II.4.3 Measuring Emotions from Voice
The tone of the human voice is a primary carrier of emotions. To recognize emotions from voice, the voice audio files first have to be broken into segments and preprocessed. Towards that goal, voice activity has to be detected, which for instance can be done using the WebRTC Voice Activity Detector API from Google. In this step also phases of silence are recognized and removed. As a last pre-processing step, the audio is converted to a standardized 22.050Hz sample rate with 16 bits per sample. To find emotions in human speech, mostly spectral or prosodic features – relating to rhythm and intonation – are used. The most popular spectral feature set for voice emotion recognition is the Mel Frequency Cepstral Coefficient (MFCC), which can be interpreted as the representation of the short-term power spectrum of the speech signal. For instance, the popular Librosa Python library includes MFCC, applying a Fourier transform to decompose a speech signal into its individual frequencies and the frequency’s amplitude, thus converting the signal from the time domain into the frequency domain. The result of this Fourier transform is called a spectrum. The y-axis of the spectrogram is finally mapped to the Mel scale, which splits the pitch into equal distances that sound equally distant to a human listener.

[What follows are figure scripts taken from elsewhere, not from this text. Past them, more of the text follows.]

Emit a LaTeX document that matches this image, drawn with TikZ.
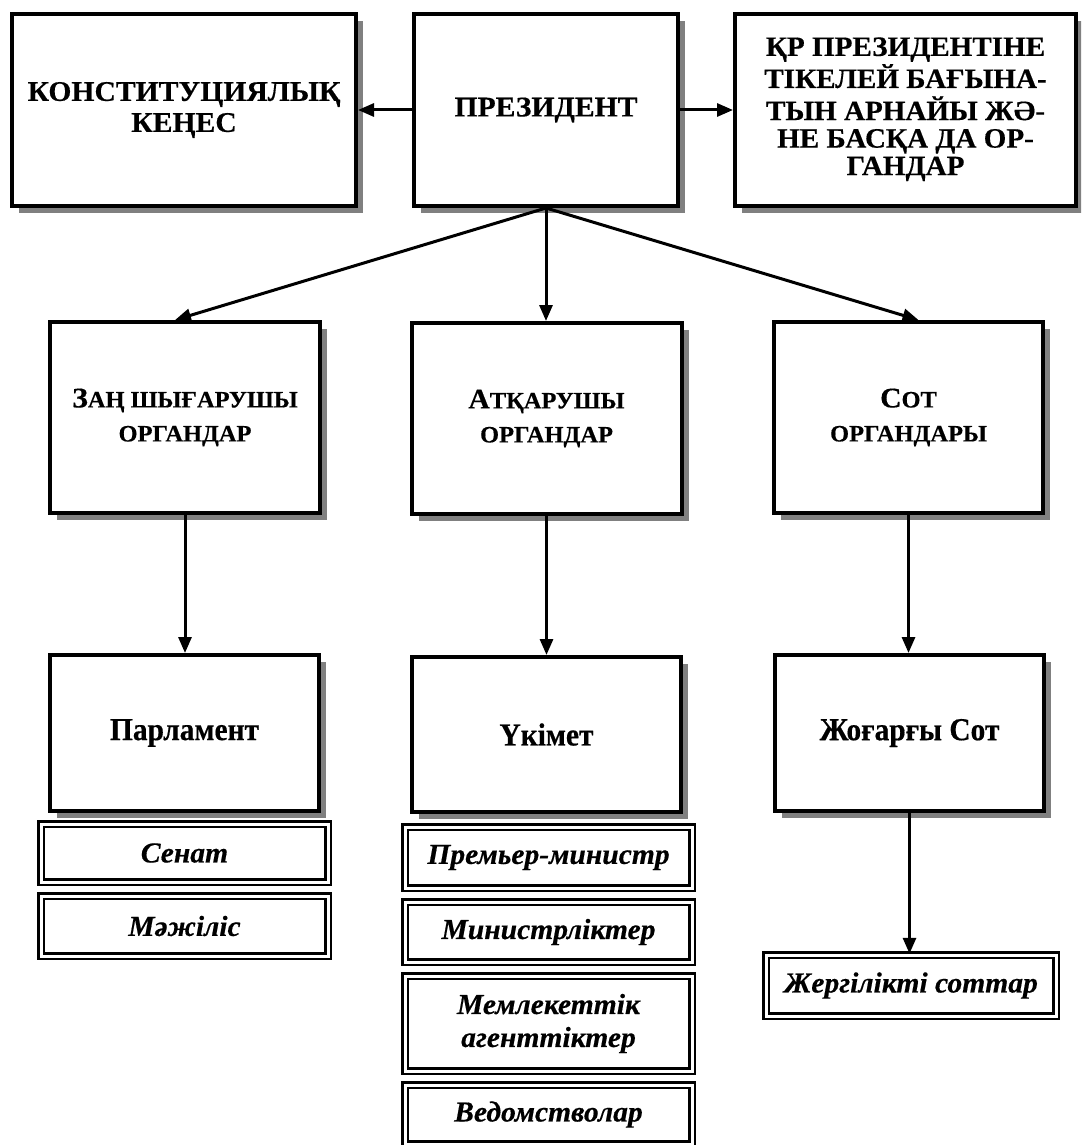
\documentclass[tikz,border=0pt]{standalone}
\usepackage{fontspec}
\setmainfont{Liberation Serif}
\newfontfamily\topff{Liberation Serif}[FakeStretch=1.04,FakeBold=0.4]
\newfontfamily\midff{Liberation Serif}[FakeStretch=1.04,FakeBold=0.4]
\newfontfamily\lowff{Liberation Serif}[FakeStretch=0.92,FakeBold=0.4]
\newfontfamily\itff{Liberation Serif}[FakeStretch=1.02,FakeBold=0.4]
\usetikzlibrary{arrows.meta,shadows}
\tikzset{
  bigbox/.style={draw, line width=4pt, fill=white, align=center, inner sep=0pt,
    general shadow={fill=black!50, shadow xshift=7pt, shadow yshift=-7pt}},
  subbox/.style={draw, double=white, double distance=3pt, line width=2.5pt, fill=white,
    align=center, inner sep=0pt, font=\itff\bfseries\itshape\fontsize{29}{33}\selectfont},
  arr/.style={line width=3pt, -{Triangle[length=16pt,width=13pt]}},
  topfont/.style={font=\topff\bfseries\fontsize{28.5}{31}\selectfont},
  midfont/.style={font=\midff\bfseries\fontsize{23.5}{34}\selectfont},
  lowfont/.style={font=\lowff\bfseries\fontsize{32}{34}\selectfont}
}
\newcommand{\bigL}[1]{{\fontsize{28.5}{34}\selectfont #1}}
\begin{document}
\begin{tikzpicture}[x=1pt,y=-1pt]
\path[use as bounding box, clip] (0,0) rectangle (1081,1145);
\fill[white] (0,0) rectangle (1081,1145);
% top row
\node[bigbox, topfont, minimum width=344pt, minimum height=192pt] (konst) at (184,110)
  {КОНСТИТУЦИЯЛЫҚ\\КЕҢЕС};
\node[bigbox, topfont, minimum width=264pt, minimum height=192pt] (pres) at (546,110)
  {ПРЕЗИДЕНТ};
\node[bigbox, topfont, font=\topff\bfseries\fontsize{28}{27.5}\selectfont, minimum width=341pt, minimum height=192pt] (spec) at (905.5,110)
  {\raisebox{5pt}{\begin{tabular}{@{}c@{}}ҚР ПРЕЗИДЕНТІНЕ\\ТІКЕЛЕЙ БАҒЫНА-\\ТЫН АРНАЙЫ ЖӘ-\\НЕ БАСҚА ДА ОР-\\ГАНДАР\end{tabular}}};
% middle row
\node[bigbox, midfont, minimum width=270pt, minimum height=191pt] (zan) at (185,417.5)
  {\bigL{З}АҢ ШЫҒАРУШЫ\\ОРГАНДАР};
\node[bigbox, midfont, minimum width=270pt, minimum height=191pt] (atk) at (546.5,418.5)
  {\bigL{А}ТҚАРУШЫ\\ОРГАНДАР};
\node[bigbox, midfont, minimum width=269pt, minimum height=191pt] (sot) at (908.5,417.5)
  {\bigL{С}ОТ\\ОРГАНДАРЫ};
% bottom row
\node[bigbox, lowfont, minimum width=269pt, minimum height=156pt] (parl) at (184.5,733)
  {Парламент};
\node[bigbox, lowfont, minimum width=269pt, minimum height=155pt] (ukm) at (546.5,734.5)
  {Үкімет};
\node[bigbox, lowfont, minimum width=269pt, minimum height=156pt] (jog) at (909.5,733)
  {Жоғарғы Сот};
% sub boxes
\node[subbox, minimum width=287pt, minimum height=58pt] (senat) at (184.5,853) {Сенат};
\node[subbox, minimum width=287pt, minimum height=60pt] (mazh) at (184.5,926) {Мәжіліс};
\node[subbox, minimum width=287pt, minimum height=61pt] (prem) at (548.5,857.5) {Премьер-министр};
\node[subbox, minimum width=287pt, minimum height=60pt] (min) at (548.5,932) {Министрліктер};
\node[subbox, minimum width=287pt, minimum height=95pt] (meml) at (548.5,1023.5) {Мемлекеттік\\агенттіктер};
\node[subbox, minimum width=287pt, minimum height=59pt] (ved) at (548.5,1114.5) {Ведомстволар};
\node[subbox, minimum width=290pt, minimum height=61pt] (jerg) at (911,985.5) {Жергілікті соттар};
% connectors
\draw[arr] (pres.west) -- (konst.east);
\draw[arr] (pres.east) -- (spec.west);
\draw[arr] (pres.south) -- ([xshift=-10pt]zan.north);
\draw[arr] (pres.south) -- (pres.south |- atk.north);
\draw[arr] (pres.south) -- ([xshift=10pt]sot.north);
\draw[arr] (zan.south) -- (zan.south |- parl.north);
\draw[arr] (atk.south) -- (atk.south |- ukm.north);
\draw[arr] (sot.south) -- (sot.south |- jog.north);
\draw[arr] (jog.south) -- (jog.south |- jerg.north);
\end{tikzpicture}
\end{document}
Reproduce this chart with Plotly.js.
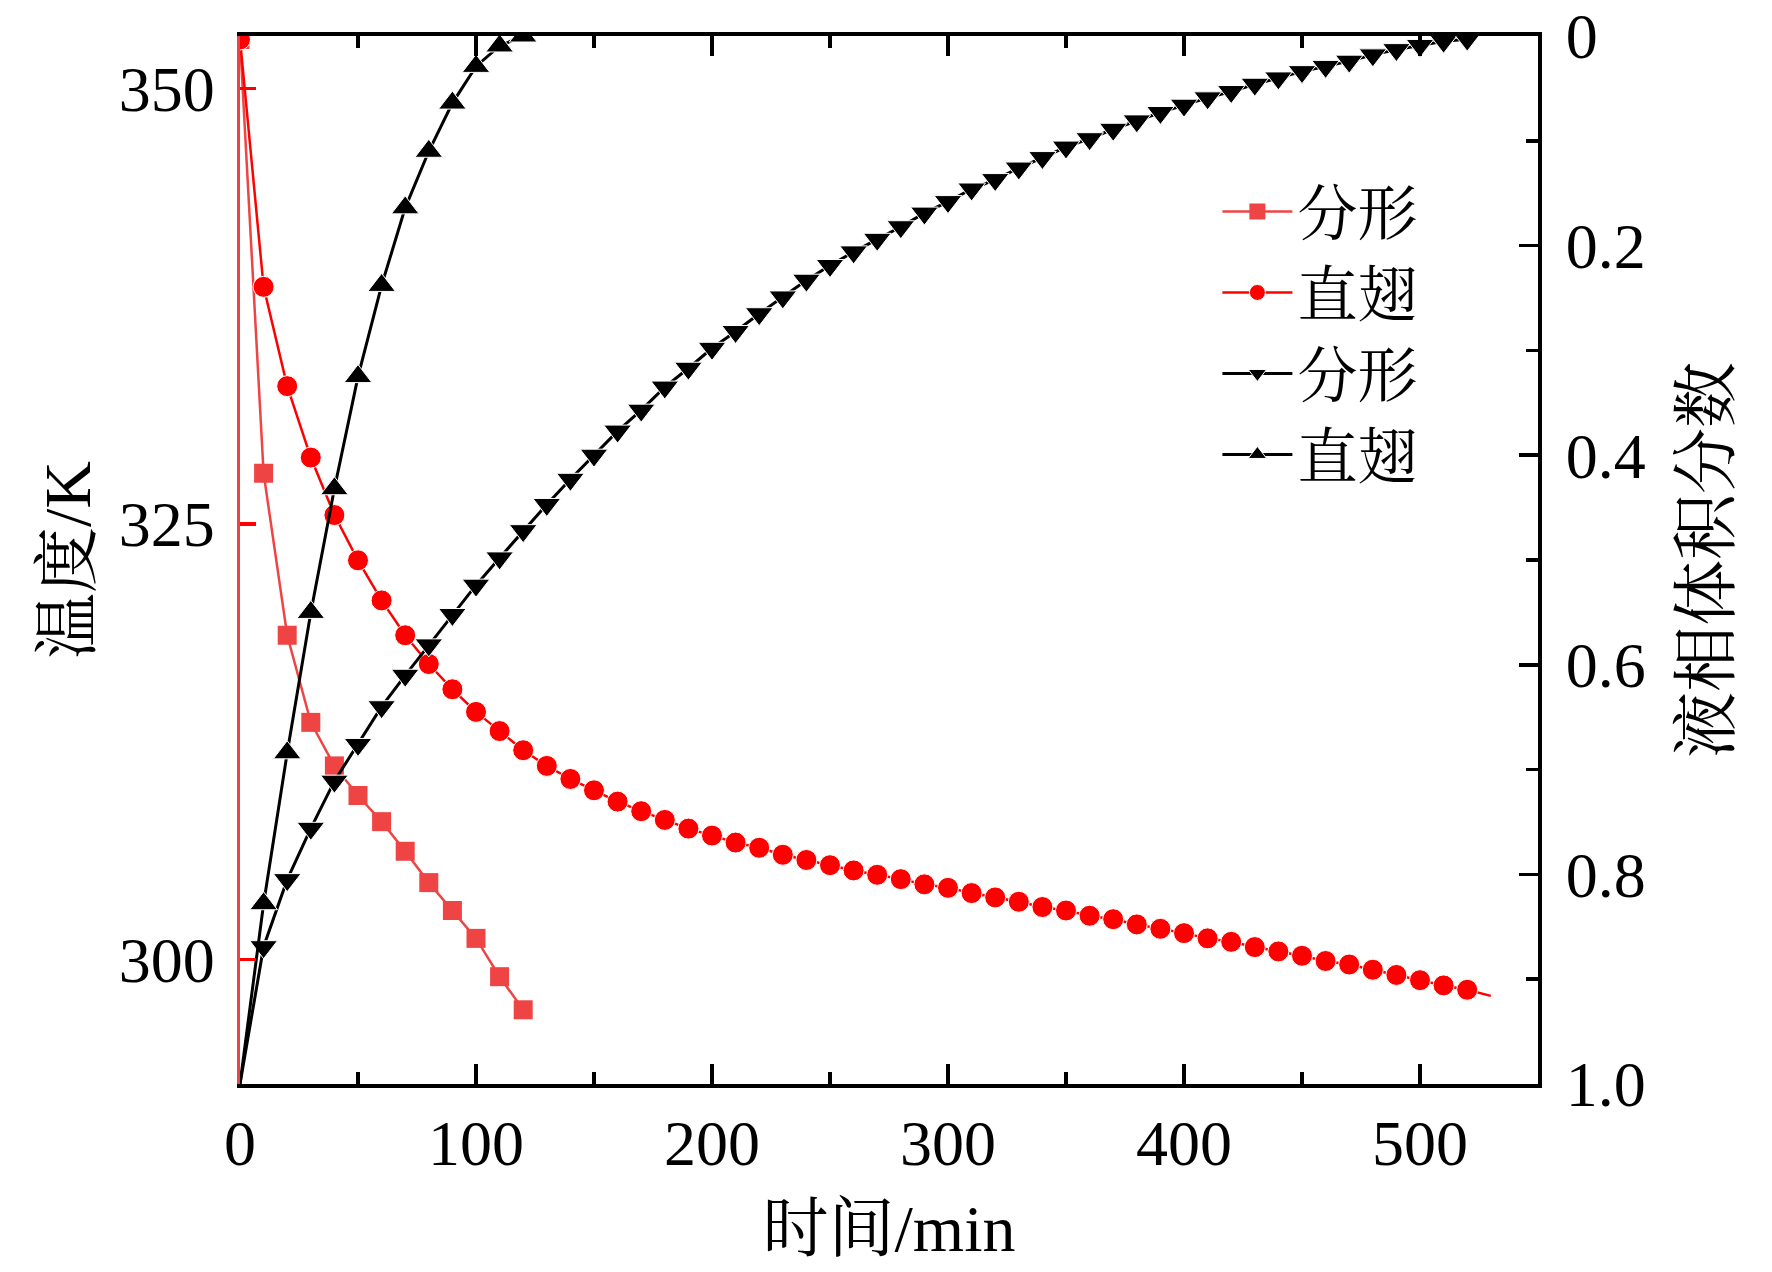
<!DOCTYPE html>
<html>
<head>
<meta charset="utf-8">
<script src="https://cdn.plot.ly/plotly-3.0.1.min.js"></script>
<style>html,body{margin:0;padding:0;background:#fff;}#chart{width:1772px;height:1272px;}</style>
</head>
<body>
<div id="chart"></div>
<script>
// Time axes (min)
const timeFracTemp = [0,10,20,30,40,50,60,70,80,90,100,110,120];
const timeZhiTemp = [0,10,20,30,40,50,60,70,80,90,100,110,120,130,140,150,160,170,180,190,200,210,220,230,240,250,260,270,280,290,300,310,320,330,340,350,360,370,380,390,400,410,420,430,440,450,460,470,480,490,500,510,520,530];
const timeFracVol = [0,10,20,30,40,50,60,70,80,90,100,110,120,130,140,150,160,170,180,190,200,210,220,230,240,250,260,270,280,290,300,310,320,330,340,350,360,370,380,390,400,410,420,430,440,450,460,470,480,490,500,510,520];
const timeZhiVol = [0,10,20,30,40,50,60,70,80,90,100,110,120];

// Temperature (K), left axis
const tempFrac = [352.8,327.9,318.6,313.6,311.1,309.4,307.9,306.2,304.4,302.8,301.2,299.0,297.1];
const tempZhi = [352.8,338.6,332.9,328.8,325.5,322.9,320.6,318.6,316.95,315.5,314.2,313.1,312.0,311.1,310.35,309.7,309.05,308.5,308.0,307.5,307.1,306.7,306.4,306.0,305.7,305.4,305.1,304.85,304.6,304.3,304.1,303.8,303.55,303.3,303.0,302.8,302.5,302.3,302.0,301.75,301.5,301.2,301.0,300.7,300.45,300.2,299.9,299.7,299.4,299.1,298.8,298.5,298.25,297.9];

// Liquid volume fraction, right axis (reversed)
const volFrac = [1.0,0.869,0.805,0.756,0.711,0.676,0.640,0.610,0.581,0.552,0.524,0.498,0.472,0.447,0.423,0.400,0.377,0.357,0.335,0.317,0.298,0.282,0.265,0.249,0.233,0.219,0.206,0.194,0.182,0.169,0.158,0.146,0.137,0.126,0.116,0.106,0.098,0.089,0.081,0.073,0.066,0.059,0.053,0.046,0.040,0.034,0.029,0.024,0.018,0.013,0.009,0.005,0.003];
const volZhi = [1.0,0.828,0.684,0.550,0.432,0.325,0.238,0.164,0.110,0.064,0.029,0.0095,0.0];

// Labels
const seriesNames = ['分形','直翅','分形','直翅'];
const xTickVals = [0,100,200,300,400,500];
const yTickVals = [300,325,350];
const y2TickVals = [0,0.2,0.4,0.6,0.8,1.0];
const y2TickText = ['0','0.2','0.4','0.6','0.8','1.0'];
const xTitle = '时间/min';
const yTitle = '温度/K';
const y2Title = '液相体积分数';

const FONT = "'Liberation Serif', 'Times New Roman', 'Noto Serif CJK SC', 'Noto Sans CJK SC', serif";

// marker visibility: no marker on the last (line-only) point of 直翅 temperature, none at t=0 for volume curves
const zhiTempSizes = timeZhiTemp.map((t, i) => i === timeZhiTemp.length - 1 ? 0 : 21);
const fracVolSizes = timeFracVol.map((t, i) => i === 0 ? 0 : 24);
const zhiVolSizes = timeZhiVol.map((t, i) => i === 0 ? 0 : 24);

const traces = [
  {x: timeFracTemp, y: tempFrac, name: seriesNames[0], type: 'scatter', mode: 'lines+markers',
   line: {color: '#EE4444', width: 2.5}, marker: {symbol: 'square', size: 19, color: '#EE4444', opacity: 1}, yaxis: 'y'},
  {x: timeZhiTemp, y: tempZhi, name: seriesNames[1], type: 'scatter', mode: 'lines+markers',
   line: {color: '#FF0000', width: 2.5}, marker: {symbol: 'circle', size: zhiTempSizes, color: '#FF0000', opacity: 1}, yaxis: 'y'},
  {x: timeFracVol, y: volFrac, name: seriesNames[2], type: 'scatter', mode: 'lines+markers',
   line: {color: '#000000', width: 3}, marker: {symbol: 'triangle-down', size: fracVolSizes, color: '#000000', opacity: 1}, yaxis: 'y2'},
  {x: timeZhiVol, y: volZhi, name: seriesNames[3], type: 'scatter', mode: 'lines+markers',
   line: {color: '#000000', width: 3}, marker: {symbol: 'triangle-up', size: zhiVolSizes, color: '#000000', opacity: 1}, yaxis: 'y2'}
];

const layout = {
  width: 1772, height: 1272,
  margin: {l: 240, r: 234, t: 36, b: 188, pad: 0},
  paper_bgcolor: '#ffffff', plot_bgcolor: '#ffffff',
  font: {family: FONT, color: '#000000', size: 60},
  showlegend: true,
  legend: {x: 0.753, y: 0.876, xanchor: 'left', yanchor: 'top', bgcolor: 'rgba(0,0,0,0)',
           font: {family: FONT, size: 60, color: '#000'}, itemwidth: 70, tracegroupgap: 0, itemsizing: 'trace'},
  xaxis: {range: [0, 550], tickvals: xTickVals, ticks: 'inside', ticklen: 20, tickwidth: 3.5, tickcolor: '#000',
          showline: true, linecolor: '#000', linewidth: 4, mirror: 'ticks', showgrid: false, zeroline: false,
          minor: {dtick: 50, tick0: 0, ticks: 'inside', ticklen: 12, tickwidth: 3.5, tickcolor: '#000', showgrid: false},
          tickfont: {family: FONT, size: 64}, ticklabelstandoff: 0, ticklabeloverflow: 'allow',
          title: {text: xTitle, font: {family: FONT, size: 66}, standoff: 28}},
  yaxis: {range: [292.84, 353], tickvals: yTickVals, ticks: 'inside', ticklen: 16, tickwidth: 3.5, tickcolor: '#FF0000',
          showline: true, linecolor: '#E84646', linewidth: 3.5, showgrid: false, zeroline: false,
          tickfont: {family: FONT, size: 64}, ticklabelstandoff: 9, ticklabeloverflow: 'allow',
          title: {text: yTitle, font: {family: FONT, size: 66}, standoff: 7}},
  yaxis2: {overlaying: 'y', side: 'right', range: [1, 0], tickvals: y2TickVals, ticktext: y2TickText,
           ticks: 'inside', ticklen: 19, tickwidth: 3.5, tickcolor: '#000',
           minor: {dtick: 0.1, tick0: 0, ticks: 'inside', ticklen: 12, tickwidth: 3.5, tickcolor: '#000', showgrid: false},
           showline: true, linecolor: '#000', linewidth: 4, showgrid: false, zeroline: false,
           tickfont: {family: FONT, size: 64}, ticklabelstandoff: 11, ticklabeloverflow: 'allow',
           title: {text: y2Title, font: {family: FONT, size: 66}, standoff: 39}}
};

Plotly.newPlot('chart', traces, layout, {staticPlot: true, displayModeBar: false});
</script>
</body>
</html>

Figure 42. Voice Emotion Recognition Process
MFCC is particularly well suited for voice emotion recognition, as it takes human sensitivity towards frequencies into consideration by using the Mel scale. Figure 42 illustrates the process of how the waveplots are converted into spectrograms, which are then mapped to emotion using a machine learning model that has been trained with pre-labeled voice emotion datasets.
Good results have been reached with 26 MFCC features calculated with a time window of 30ms. To train the model, datasets like RAVDESS are used. RAVDESS contains pre-labeled speech segments where actors speak a sentence in any of the six emotions happy, sad, angry, fear, disgust, and surprise. The RAVDESS segments can then be used for both training and testing a Convolutional Neural Network (CNN) or a Long Short-Term Memory (LSTM) recurrent neural network (RNN), recognizing a particular emotion with about 70% accuracy.
We have used our Voice Emotion System for instance to recognize emotions in face-to-face in-person meetings from voice, and in a theater play.